Kerry King in 2023 and Dave Mustaine onstage with Megadeth in 2024.

Slayer’s Kerry King has revealed what his relationships with the members of Metallica look like, including original lead guitarist Dave Mustaine.

Talking on the Lipps Service With Scott Lipps podcast, the guitarist, who briefly played with Mustaine in Megadeth in 1985, says he has some time for the ex-Metallica man, but will always “bolt” before long.

“Mustaine’s cool, but Mustaine’s one of those guys that he can’t help but stick his foot in his mouth,” says King (via Blabbermouth). “So, I’ll take my 20 minutes and I’ll bolt just before anything gets uncomfortable.”

Turning to the current members of Metallica, the guitarist continues: “It’s funny, James [Hetfield, singer/guitarist] is one of those guys, even though we’ve got basically the same career, different circles, we did the Big Four [concerts featuring Metallica, Megadeth, Slayer and Anthrax in 2010 and 2011], he made a point to come say hey to us, but it’s funny that it hasn’t occurred in the 40 years we’ve both been doing this that I’ve rarely seen James.

“Kirk’s [Hammett, lead guitarist] cool, Rob’s [Trujillo, bassist] cool, Lars [Ulrich, drummer] is cool. We hang out when they feel like hanging out. Yeah, that’s all of ’em.”

Mustaine is one of metal’s most famously outspoken figureheads. For example, during a Megadeth concert in Northern Ireland in 1988, he dedicated a song to “the cause”, not knowing it was a sobriquet for the IRA. Megadeth had to be escorted across the Irish border in a bulletproof bus afterwards, and the incident partially inspired one of the band’s biggest songs, Holy Wars… The Punishment Due.

King looked back on his brief time with Megadeth during a Metal Hammer interview last year.

“I think if myself and Dave Mustaine could have coexisted for four years, it would have been a very different band,” he reflected. “I’m not saying I’d have made them better – I’d have made them different.”

During a Loudwire interview in 2015, King said that he joined Megadeth because it could be a “gigantic learning situation” that helped promote Slayer.

“I didn’t go and say, ‘Hey, I’m gonna be in Megadeth,’” he explained, before quipping: “I don’t know how anybody can be in Megadeth for more than a couple hours. That guy [Mustaine] is crazy.”

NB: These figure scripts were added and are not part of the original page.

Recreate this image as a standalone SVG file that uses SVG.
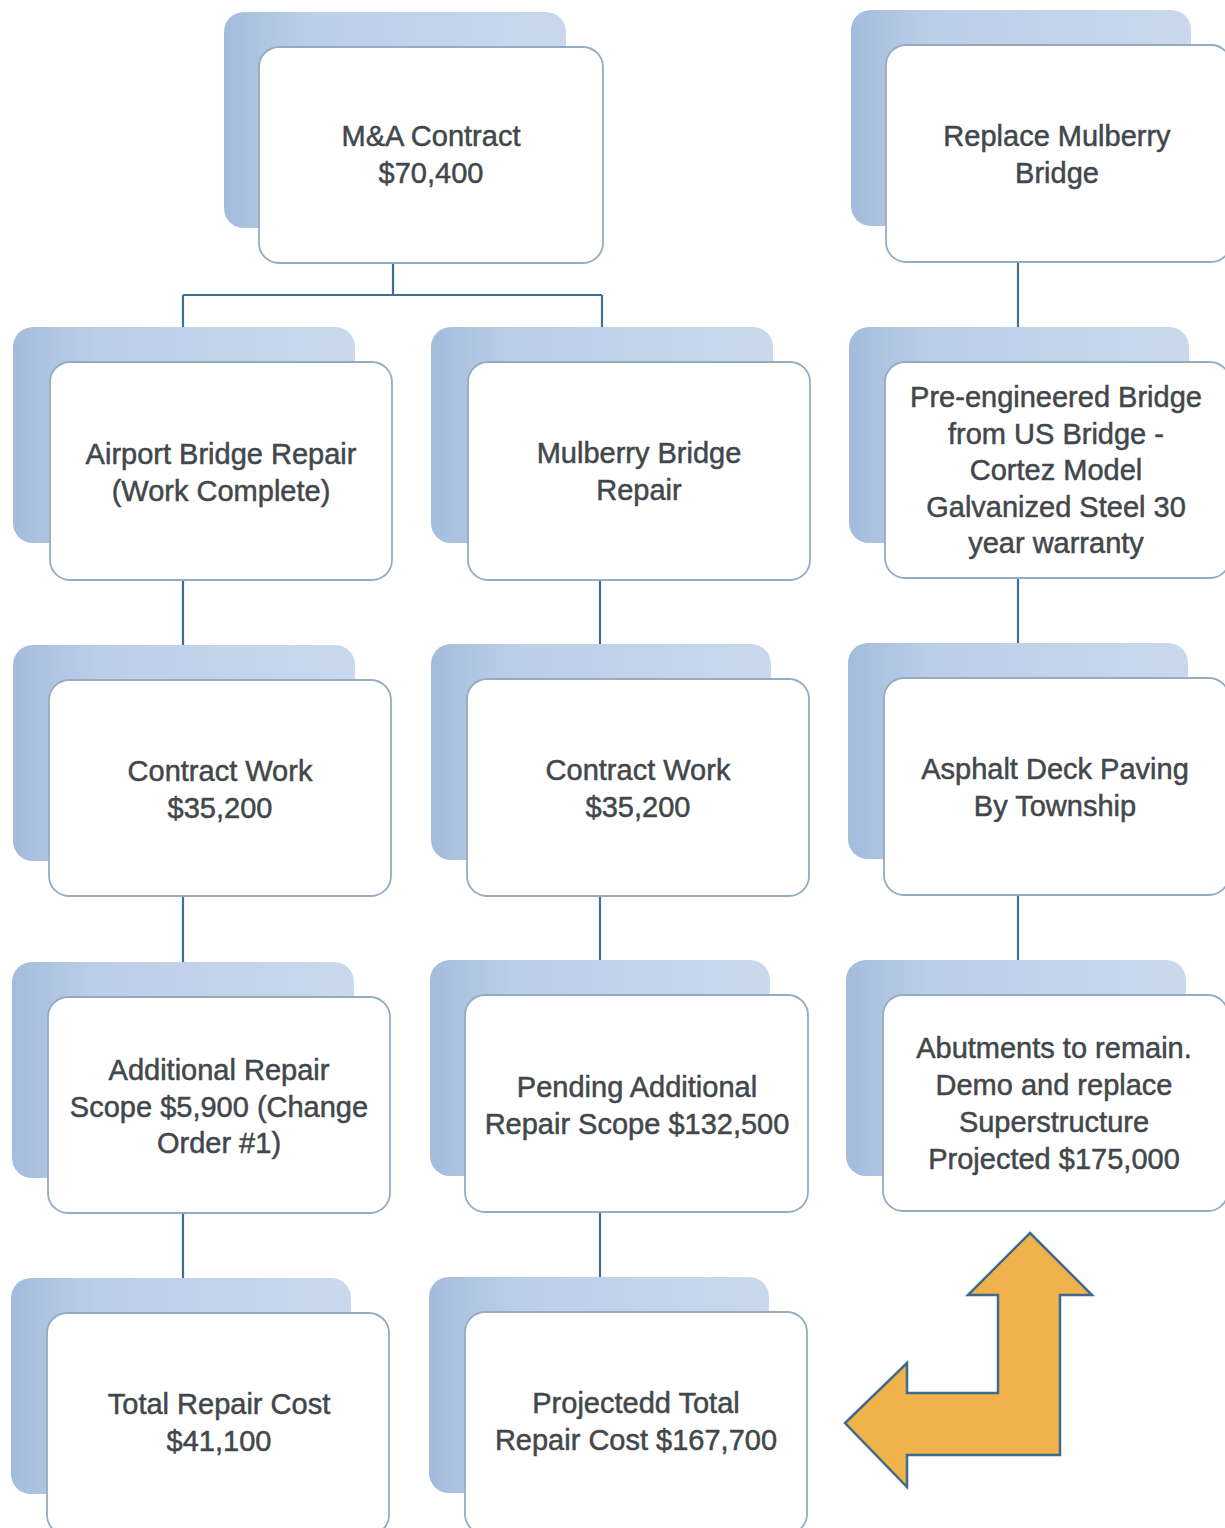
<svg xmlns="http://www.w3.org/2000/svg" width="1225" height="1528" viewBox="0 0 1225 1528">
<defs>
<linearGradient id="bk" x1="0" y1="0" x2="1" y2="0">
<stop offset="0" stop-color="#a3bcdc"/>
<stop offset="0.25" stop-color="#bccfe8"/>
<stop offset="1" stop-color="#c9d8ec"/>
</linearGradient>
<style>
.back{fill:url(#bk);stroke:none}
.front{fill:#ffffff;stroke:#94abc2;stroke-width:1.8}
.t{font-family:"Liberation Sans",Arial,sans-serif;font-size:29px;fill:#41474b;stroke:#41474b;stroke-width:0.5;text-anchor:middle}
.c{fill:none;stroke:#3f6f96;stroke-width:2.2}
</style>
</defs>
<rect width="1225" height="1528" fill="#ffffff"/>
<g id="connectors">
<path class="c" d="M393 263 V295 M183 295 H602 M183 295 V328 M602 295 V328"/>
<path class="c" d="M183 580 V645 M183 896 V962 M183 1213 V1279"/>
<path class="c" d="M600 580 V644 M600 896 V960 M600 1213 V1278"/>
<path class="c" d="M1018 262 V327 M1018 578 V643 M1018 895 V960"/>
</g>
<g id="n-ma">
<rect class="back" x="224" y="12" width="342" height="216" rx="20"/>
<rect class="front" x="259" y="47" width="344" height="216" rx="20"/>
<text class="t" x="431" y="146">M&amp;A Contract</text>
<text class="t" x="431" y="183">$70,400</text>
</g>
<g id="n-replace">
<rect class="back" x="851" y="10" width="340" height="216" rx="20"/>
<rect class="front" x="886" y="45" width="345" height="217" rx="20"/>
<text class="t" x="1057" y="146">Replace Mulberry</text>
<text class="t" x="1057" y="183">Bridge</text>
</g>
<g id="n-airport">
<rect class="back" x="13" y="327" width="342" height="216" rx="20"/>
<rect class="front" x="50" y="362" width="342" height="218" rx="20"/>
<text class="t" x="221" y="464">Airport Bridge Repair</text>
<text class="t" x="221" y="501">(Work Complete)</text>
</g>
<g id="n-mulberry">
<rect class="back" x="431" y="327" width="342" height="216" rx="20"/>
<rect class="front" x="468" y="362" width="342" height="218" rx="20"/>
<text class="t" x="639" y="463">Mulberry Bridge</text>
<text class="t" x="639" y="500">Repair</text>
</g>
<g id="n-preeng">
<rect class="back" x="849" y="327" width="340" height="216" rx="20"/>
<rect class="front" x="885" y="362" width="345" height="216" rx="20"/>
<text class="t" x="1056" y="407">Pre-engineered Bridge</text>
<text class="t" x="1056" y="444">from US Bridge -</text>
<text class="t" x="1056" y="480">Cortez Model</text>
<text class="t" x="1056" y="517">Galvanized Steel 30</text>
<text class="t" x="1056" y="553">year warranty</text>
</g>
<g id="n-contract-l">
<rect class="back" x="13" y="645" width="342" height="216" rx="20"/>
<rect class="front" x="49" y="680" width="342" height="216" rx="20"/>
<text class="t" x="220" y="781">Contract Work</text>
<text class="t" x="220" y="818">$35,200</text>
</g>
<g id="n-contract-m">
<rect class="back" x="431" y="644" width="340" height="216" rx="20"/>
<rect class="front" x="467" y="679" width="342" height="217" rx="20"/>
<text class="t" x="638" y="780">Contract Work</text>
<text class="t" x="638" y="817">$35,200</text>
</g>
<g id="n-asphalt">
<rect class="back" x="848" y="643" width="340" height="216" rx="20"/>
<rect class="front" x="884" y="678" width="345" height="217" rx="20"/>
<text class="t" x="1055" y="779">Asphalt Deck Paving</text>
<text class="t" x="1055" y="816">By Township</text>
</g>
<g id="n-additional">
<rect class="back" x="12" y="962" width="342" height="216" rx="20"/>
<rect class="front" x="48" y="997" width="342" height="216" rx="20"/>
<text class="t" x="219" y="1080">Additional Repair</text>
<text class="t" x="219" y="1117">Scope $5,900 (Change</text>
<text class="t" x="219" y="1153">Order #1)</text>
</g>
<g id="n-pending">
<rect class="back" x="430" y="960" width="340" height="216" rx="20"/>
<rect class="front" x="465" y="995" width="343" height="217" rx="20"/>
<text class="t" x="637" y="1097">Pending Additional</text>
<text class="t" x="637" y="1134">Repair Scope $132,500</text>
</g>
<g id="n-abutments">
<rect class="back" x="846" y="960" width="340" height="216" rx="20"/>
<rect class="front" x="883" y="995" width="345" height="216" rx="20"/>
<text class="t" x="1054" y="1058">Abutments to remain.</text>
<text class="t" x="1054" y="1095">Demo and replace</text>
<text class="t" x="1054" y="1132">Superstructure</text>
<text class="t" x="1054" y="1169">Projected $175,000</text>
</g>
<g id="n-total">
<rect class="back" x="11" y="1278" width="340" height="216" rx="20"/>
<rect class="front" x="47" y="1313" width="342" height="222" rx="20"/>
<text class="t" x="219" y="1414">Total Repair Cost</text>
<text class="t" x="219" y="1451">$41,100</text>
</g>
<g id="n-projected">
<rect class="back" x="429" y="1277" width="340" height="216" rx="20"/>
<rect class="front" x="465" y="1312" width="342" height="222" rx="20"/>
<text class="t" x="636" y="1413">Projectedd Total</text>
<text class="t" x="636" y="1450">Repair Cost $167,700</text>
</g>
<g id="bent-arrow">
<path d="M1030 1233 L1092 1295 L1060 1295 L1060 1455 L907 1455 L907 1487 L845 1423 L907 1363 L907 1393 L998 1393 L998 1295 L968 1295 Z" fill="#f0b24a" stroke="#3d6a8e" stroke-width="2.5" stroke-linejoin="miter"/>
</g>
</svg>
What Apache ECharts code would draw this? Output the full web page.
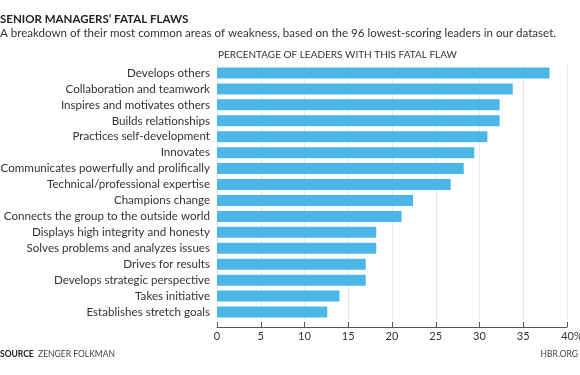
<!DOCTYPE html>
<html>
<head>
<meta charset="utf-8">
<script src="https://cdn.jsdelivr.net/npm/echarts@6/dist/echarts.min.js"></script>
<style>
  html, body { margin: 0; padding: 0; background: #fff; }
  #chart { width: 580px; height: 375px; }
</style>
</head>
<body>
<div id="chart"></div>
<script>
const categories = [
  "Develops others",
  "Collaboration and teamwork",
  "Inspires and motivates others",
  "Builds relationships",
  "Practices self-development",
  "Innovates",
  "Communicates powerfully and prolifically",
  "Technical/professional expertise",
  "Champions change",
  "Connects the group to the outside world",
  "Displays high integrity and honesty",
  "Solves problems and analyzes issues",
  "Drives for results",
  "Develops strategic perspective",
  "Takes initiative",
  "Establishes stretch goals"
];
const values = [38.0, 33.8, 32.3, 32.3, 30.9, 29.4, 28.2, 26.7, 22.4, 21.1, 18.2, 18.2, 17.0, 17.0, 14.0, 12.6];
const xTicks = [0, 5, 10, 15, 20, 25, 30, 35, 40];

const font = "Lato";
const chart = echarts.init(document.getElementById("chart"));

chart.setOption({
  animation: false,
  textStyle: { fontFamily: font },
  title: [
    {
      text: "SENIOR MANAGERS\u2019 FATAL FLAWS",
      left: 0, top: 13, padding: 0,
      textStyle: { fontFamily: font, fontSize: 11.5, fontWeight: "bold", color: "#222" }
    },
    {
      text: "A breakdown of their most common areas of weakness, based on the 96 lowest-scoring leaders in our dataset.",
      left: 0, top: 27, padding: 0,
      textStyle: { fontFamily: font, fontSize: 11.55, fontWeight: "normal", color: "#333" }
    },
    {
      text: "PERCENTAGE OF LEADERS WITH THIS FATAL FLAW",
      left: 218, top: 50, padding: 0,
      textStyle: { fontFamily: font, fontSize: 10, fontWeight: "normal", color: "#333" }
    },
    {
      text: "{b|SOURCE}  ZENGER FOLKMAN",
      left: 0, top: 350, padding: 0,
      textStyle: {
        fontFamily: font, fontSize: 8.5, fontWeight: "normal", color: "#444",
        rich: { b: { fontFamily: font, fontSize: 8.5, fontWeight: "bold", color: "#222" } }
      }
    },
    {
      text: "HBR.ORG",
      right: 2, top: 350, padding: 0,
      textStyle: { fontFamily: font, fontSize: 8.5, fontWeight: "normal", color: "#444" }
    }
  ],
  grid: { left: 217, right: 13, top: 65, bottom: 55, containLabel: false, outerBoundsMode: "none" },
  xAxis: {
    type: "value",
    min: 0,
    max: 40,
    interval: 5,
    offset: 7,
    axisLine: { show: true, lineStyle: { color: "#555", width: 1 } },
    axisTick: { show: true, inside: true, length: 5, lineStyle: { color: "#555" } },
    axisLabel: {
      color: "#333",
      fontSize: 11,
      margin: 4,
      formatter: function (v) {
        return v === xTicks[xTicks.length - 1] ? "{last|" + v + "%}" : String(v);
      },
      rich: { last: { fontSize: 11, color: "#333", padding: [0, 0, 0, 10] } }
    },
    splitLine: { show: true, lineStyle: { color: "#e8e8e8", width: 1 } }
  },
  yAxis: {
    type: "category",
    inverse: true,
    data: categories,
    axisLine: { show: false },
    axisTick: { show: false },
    axisLabel: { color: "#333", fontSize: 11.6, margin: 7 }
  },
  series: [
    {
      type: "bar",
      data: values,
      barWidth: 11,
      itemStyle: { color: "#4cb6e7" }
    }
  ]
});
</script>
</body>
</html>
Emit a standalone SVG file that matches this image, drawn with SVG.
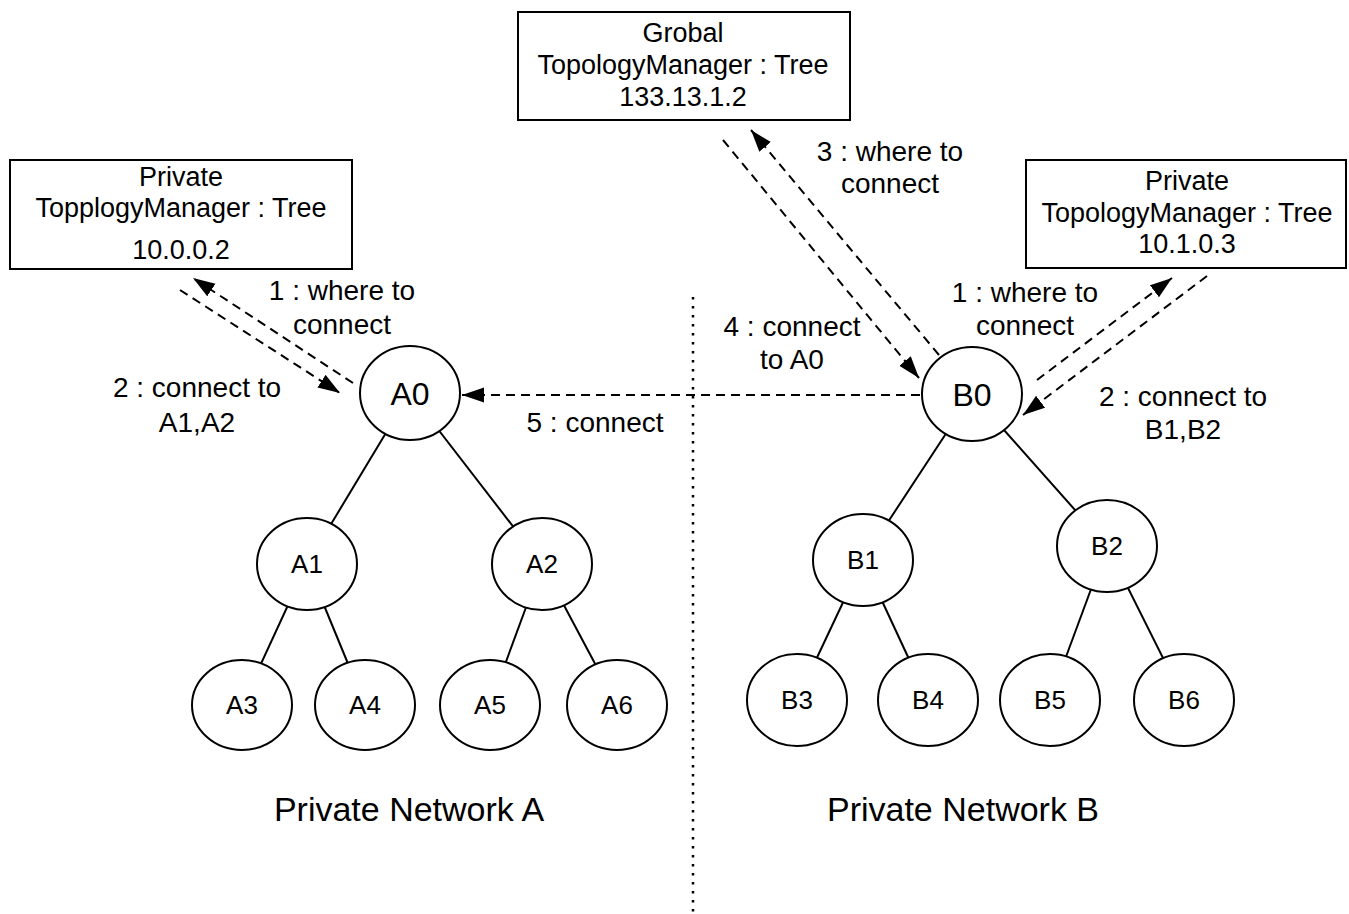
<svg xmlns="http://www.w3.org/2000/svg" width="1349" height="914" viewBox="0 0 1349 914">
<style>
text{font-family:"Liberation Sans",Arial,Helvetica,sans-serif;fill:#000;text-anchor:middle}
.box{fill:#fff;stroke:#000;stroke-width:2}
.node{fill:#fff;stroke:#000;stroke-width:2}
.edge{stroke:#000;stroke-width:2;fill:none}
.msg{stroke:#000;stroke-width:2;fill:none;stroke-dasharray:9 6;marker-end:url(#arr)}
.div{stroke:#000;stroke-width:2.5;fill:none;stroke-dasharray:2.5 6.5}
.bt{font-size:27px}
.lb{font-size:28px}
.n0{font-size:32px}
.n1{font-size:26px}
.title{font-size:34px}
</style>
<defs>
<marker id="arr" markerUnits="userSpaceOnUse" markerWidth="24" markerHeight="16" refX="22" refY="7.5" orient="auto">
<path d="M0,0 L22,7.5 L0,15 Z" fill="#000"/>
</marker>
</defs>
<rect width="1349" height="914" fill="#fff"/>

<g id="connectors">
<line class="div" x1="693" y1="297" x2="693" y2="912" style="marker-end:none"/>
<line class="edge" x1="410" y1="393" x2="307" y2="564"/>
<line class="edge" x1="410" y1="393" x2="542" y2="564"/>
<line class="edge" x1="307" y1="564" x2="242" y2="705"/>
<line class="edge" x1="307" y1="564" x2="365" y2="705"/>
<line class="edge" x1="542" y1="564" x2="490" y2="705"/>
<line class="edge" x1="542" y1="564" x2="617" y2="705"/>
<line class="edge" x1="972" y1="394" x2="863" y2="560"/>
<line class="edge" x1="972" y1="394" x2="1107" y2="546"/>
<line class="edge" x1="863" y1="560" x2="797" y2="700"/>
<line class="edge" x1="863" y1="560" x2="928" y2="700"/>
<line class="edge" x1="1107" y1="546" x2="1050" y2="700"/>
<line class="edge" x1="1107" y1="546" x2="1184" y2="700"/>
<line class="msg" x1="353" y1="383" x2="193" y2="278"/>
<line class="msg" x1="180" y1="290" x2="340" y2="393"/>
<line class="msg" x1="723" y1="140" x2="919" y2="378"/>
<line class="msg" x1="939" y1="355" x2="751" y2="130"/>
<line class="msg" x1="1037" y1="380" x2="1172" y2="278"/>
<line class="msg" x1="1207" y1="276" x2="1023" y2="415"/>
<line class="msg" x1="920" y1="395" x2="462" y2="395"/>
</g>

<g id="labels">
<text class="lb" x="342" y="300">1 : where to</text>
<text class="lb" x="342" y="334">connect</text>
<text class="lb" x="197" y="397">2 : connect to</text>
<text class="lb" x="197" y="432">A1,A2</text>
<text class="lb" x="890" y="161">3 : where to</text>
<text class="lb" x="890" y="193">connect</text>
<text class="lb" x="792" y="336">4 : connect</text>
<text class="lb" x="792" y="369">to A0</text>
<text class="lb" x="595" y="432">5 : connect</text>
<text class="lb" x="1025" y="302">1 : where to</text>
<text class="lb" x="1025" y="335">connect</text>
<text class="lb" x="1183" y="406">2 : connect to</text>
<text class="lb" x="1183" y="439">B1,B2</text>
<text class="title" x="409" y="821">Private Network A</text>
<text class="title" x="963" y="821">Private Network B</text>
</g>

<g id="tmA">
<rect class="box" x="10" y="160" width="342" height="109"/>
<text class="bt" x="181" y="186">Private</text>
<text class="bt" x="181" y="217">TopplogyManager : Tree</text>
<text class="bt" x="181" y="259">10.0.0.2</text>
</g>
<g id="tmG">
<rect class="box" x="518" y="12" width="332" height="108"/>
<text class="bt" x="683" y="42">Grobal</text>
<text class="bt" x="683" y="74">TopologyManager : Tree</text>
<text class="bt" x="683" y="106">133.13.1.2</text>
</g>
<g id="tmB">
<rect class="box" x="1026" y="160" width="320" height="108"/>
<text class="bt" x="1187" y="190">Private</text>
<text class="bt" x="1187" y="222">TopologyManager : Tree</text>
<text class="bt" x="1187" y="253">10.1.0.3</text>
</g>

<g id="A0"><ellipse class="node" cx="410" cy="393" rx="50" ry="47"/><text class="n0" x="410" y="405">A0</text></g>
<g id="A1"><ellipse class="node" cx="307" cy="564" rx="50" ry="46"/><text class="n1" x="307" y="573">A1</text></g>
<g id="A2"><ellipse class="node" cx="542" cy="564" rx="50" ry="46"/><text class="n1" x="542" y="573">A2</text></g>
<g id="A3"><ellipse class="node" cx="242" cy="705" rx="50" ry="45"/><text class="n1" x="242" y="714">A3</text></g>
<g id="A4"><ellipse class="node" cx="365" cy="705" rx="50" ry="45"/><text class="n1" x="365" y="714">A4</text></g>
<g id="A5"><ellipse class="node" cx="490" cy="705" rx="50" ry="45"/><text class="n1" x="490" y="714">A5</text></g>
<g id="A6"><ellipse class="node" cx="617" cy="705" rx="50" ry="45"/><text class="n1" x="617" y="714">A6</text></g>

<g id="B0"><ellipse class="node" cx="972" cy="394" rx="50" ry="47"/><text class="n0" x="972" y="406">B0</text></g>
<g id="B1"><ellipse class="node" cx="863" cy="560" rx="50" ry="46"/><text class="n1" x="863" y="569">B1</text></g>
<g id="B2"><ellipse class="node" cx="1107" cy="546" rx="50" ry="46"/><text class="n1" x="1107" y="555">B2</text></g>
<g id="B3"><ellipse class="node" cx="797" cy="700" rx="50" ry="46"/><text class="n1" x="797" y="709">B3</text></g>
<g id="B4"><ellipse class="node" cx="928" cy="700" rx="50" ry="46"/><text class="n1" x="928" y="709">B4</text></g>
<g id="B5"><ellipse class="node" cx="1050" cy="700" rx="50" ry="46"/><text class="n1" x="1050" y="709">B5</text></g>
<g id="B6"><ellipse class="node" cx="1184" cy="700" rx="50" ry="46"/><text class="n1" x="1184" y="709">B6</text></g>
</svg>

Mustaine was in Metallica from 1982 to 1983 and formed Megadeth shortly after his dismissal. King co-founded Slayer in 1981 and, though the band retired in 2019, they reactivated last year as a live-only force.

Last month, the guitarist ruled out Slayer recording new music or touring extensively in the future. “Mark my word: we're never gonna make a record again, we’re never gonna tour again,” he told Australia’s Metal Roos.

As of February 2024, King also has a solo band. He released his debut album, From Hell I Rise, last spring.